» **RECORDED INFORMATION**
========
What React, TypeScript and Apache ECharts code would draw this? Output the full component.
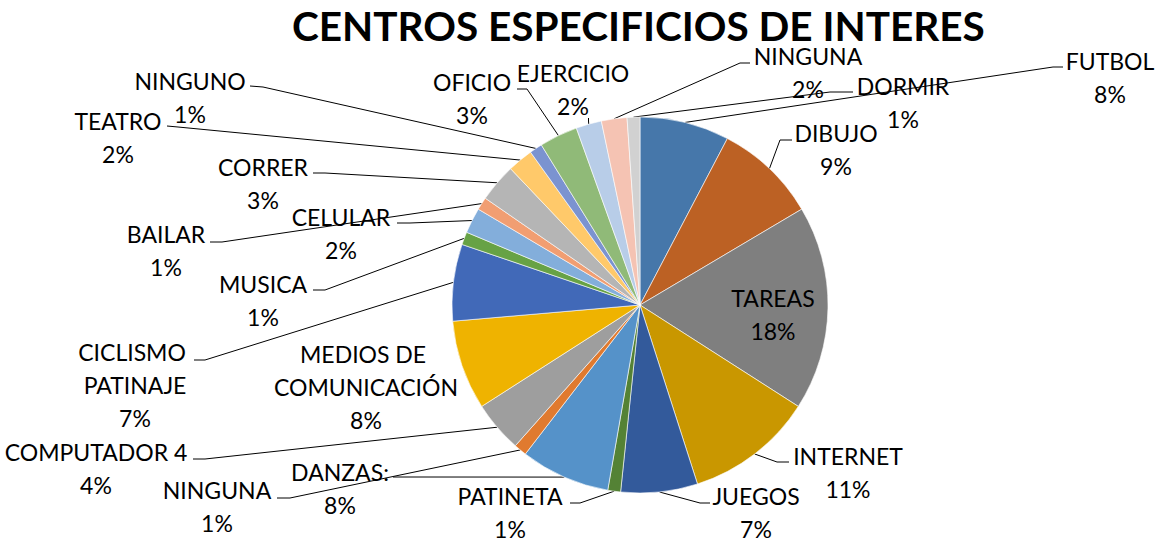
import React, { useEffect, useRef } from "react";
import * as echarts from "echarts";

const titleText = "CENTROS ESPECIFICIOS DE INTERES";

const categories = [
  "FUTBOL",
  "DIBUJO",
  "TAREAS",
  "INTERNET",
  "JUEGOS",
  "PATINETA",
  "DANZAS:",
  "NINGUNA",
  "COMPUTADOR 4",
  "MEDIOS DE COMUNICACIÓN",
  "CICLISMO PATINAJE",
  "MUSICA",
  "CELULAR",
  "BAILAR",
  "CORRER",
  "TEATRO",
  "NINGUNO",
  "OFICIO",
  "EJERCICIO",
  "NINGUNA",
  "DORMIR",
];

const values = [7, 8, 16, 10, 6, 1, 7, 1, 4, 7, 6, 1, 2, 1, 3, 2, 1, 3, 2, 2, 1];

const colors = [
  "#4677AA",
  "#BC6124",
  "#7F7F7F",
  "#C99700",
  "#335A9B",
  "#548235",
  "#5592C9",
  "#E07A2F",
  "#9E9E9E",
  "#EFB300",
  "#4169B8",
  "#67A245",
  "#83AEDB",
  "#F19E72",
  "#B5B5B5",
  "#FFC96A",
  "#7B93D0",
  "#90BA78",
  "#B8CDE8",
  "#F5C3B3",
  "#D1D1D1",
];

// label placement (layout only): block centre and leader-line bend/end points
const labelPlacement: { x: number; y: number; line: number[][] | null }[] = [
  { x: 1110, y: 77, line: [[1053, 67], [1063, 67]] },
  { x: 836, y: 149, line: [[780, 140], [792, 140]] },
  { x: 773, y: 314, line: null },
  { x: 848, y: 472, line: [[777, 462], [789, 462]] },
  { x: 756, y: 512, line: [[700, 503], [710, 503]] },
  { x: 510, y: 512, line: [[580, 503], [570, 503]] },
  { x: 340, y: 488, line: [[420, 477], [393, 477]] },
  { x: 217, y: 506, line: [[290, 498], [277, 498]] },
  { x: 96, y: 468, line: [[205, 459], [193, 459]] },
  { x: 366, y: 387, line: null },
  { x: 135, y: 385, line: [[205, 360], [194, 360]] },
  { x: 263, y: 300, line: [[325, 290], [313, 290]] },
  { x: 341, y: 233, line: [[410, 223], [397, 223]] },
  { x: 166, y: 250, line: [[222, 242], [210, 242]] },
  { x: 263, y: 183, line: [[325, 173], [313, 173]] },
  { x: 118, y: 137, line: [[178, 127], [167, 126]] },
  { x: 190, y: 97, line: [[263, 87], [250, 86]] },
  { x: 472, y: 98, line: [[527, 89], [517, 89]] },
  { x: 573, y: 89, line: [[588.5, 121], [588.5, 118]] },
  { x: 808, y: 72, line: [[740, 63], [750, 63]] },
  { x: 903, y: 102, line: [[830, 92], [853, 92]] },
];

const FONT = "Lato, 'Open Sans', sans-serif";

export default function App() {
  const ref = useRef<HTMLDivElement>(null);

  useEffect(() => {
    if (!ref.current) return;
    const chart = echarts.init(ref.current, null, { renderer: "svg" });

    const data = categories.map((name, i) => {
      const item: any = {
        name,
        value: values[i],
        itemStyle: { color: colors[i] },
      };
      if (name === "TAREAS") {
        item.label = { position: "inside" };
        item.labelLine = { show: false };
      }
      if (name === "MEDIOS DE COMUNICACIÓN") {
        item.label = { width: 200, overflow: "break" };
        item.labelLine = { show: false };
      }
      if (name === "CICLISMO PATINAJE") {
        item.label = { width: 130, overflow: "break" };
      }
      return item;
    });

    chart.setOption({
      animation: false,
      backgroundColor: "#ffffff",
      title: {
        text: titleText,
        left: 292,
        top: 6,
        padding: 0,
        textStyle: {
          fontFamily: FONT,
          fontWeight: "bold",
          fontSize: 40.5,
          lineHeight: 38,
          color: "#000000",
        },
      },
      series: [
        {
          type: "pie",
          center: [640, 305],
          radius: 188,
          startAngle: 90,
          clockwise: true,
          avoidLabelOverlap: false,
          percentPrecision: 0,
          itemStyle: { borderColor: "#ffffff", borderWidth: 0.6 },
          label: {
            show: true,
            position: "outside",
            formatter: (p: any) => `${p.name}\n${p.percent}%`,
            fontFamily: FONT,
            fontSize: 23,
            lineHeight: 33,
            color: "#000000",
            align: "center",
          },
          labelLine: {
            show: true,
            length: 10,
            length2: 10,
            lineStyle: { color: "#000000", width: 1 },
          },
          emphasis: { disabled: true },
          labelLayout: (params: any) => {
            const pl = labelPlacement[params.dataIndex];
            if (!pl) return {};
            const out: any = {
              x: pl.x,
              y: pl.y,
              align: "center",
              verticalAlign: "middle",
            };
            if (pl.line && params.labelLinePoints && params.labelLinePoints[0]) {
              out.labelLinePoints = [params.labelLinePoints[0], pl.line[0], pl.line[1]];
            }
            return out;
          },
          data,
        },
      ],
    });

    return () => chart.dispose();
  }, []);

  return (
    <div
      ref={ref}
      style={{ position: "fixed", left: 0, top: 0, width: 1156, height: 542 }}
    />
  );
}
========
» **REQUEST**
Give again exactly the lines running from the beginning of the material above through the line that contains "1, 3, 2, 2, 1];", and leave out every picture.

» **RESULT OF THE TASK**
What React, TypeScript and Apache ECharts code would draw this? Output the full component.
import React, { useEffect, useRef } from "react";
import * as echarts from "echarts";

const titleText = "CENTROS ESPECIFICIOS DE INTERES";

const categories = [
  "FUTBOL",
  "DIBUJO",
  "TAREAS",
  "INTERNET",
  "JUEGOS",
  "PATINETA",
  "DANZAS:",
  "NINGUNA",
  "COMPUTADOR 4",
  "MEDIOS DE COMUNICACIÓN",
  "CICLISMO PATINAJE",
  "MUSICA",
  "CELULAR",
  "BAILAR",
  "CORRER",
  "TEATRO",
  "NINGUNO",
  "OFICIO",
  "EJERCICIO",
  "NINGUNA",
  "DORMIR",
];

const values = [7, 8, 16, 10, 6, 1, 7, 1, 4, 7, 6, 1, 2, 1, 3, 2, 1, 3, 2, 2, 1];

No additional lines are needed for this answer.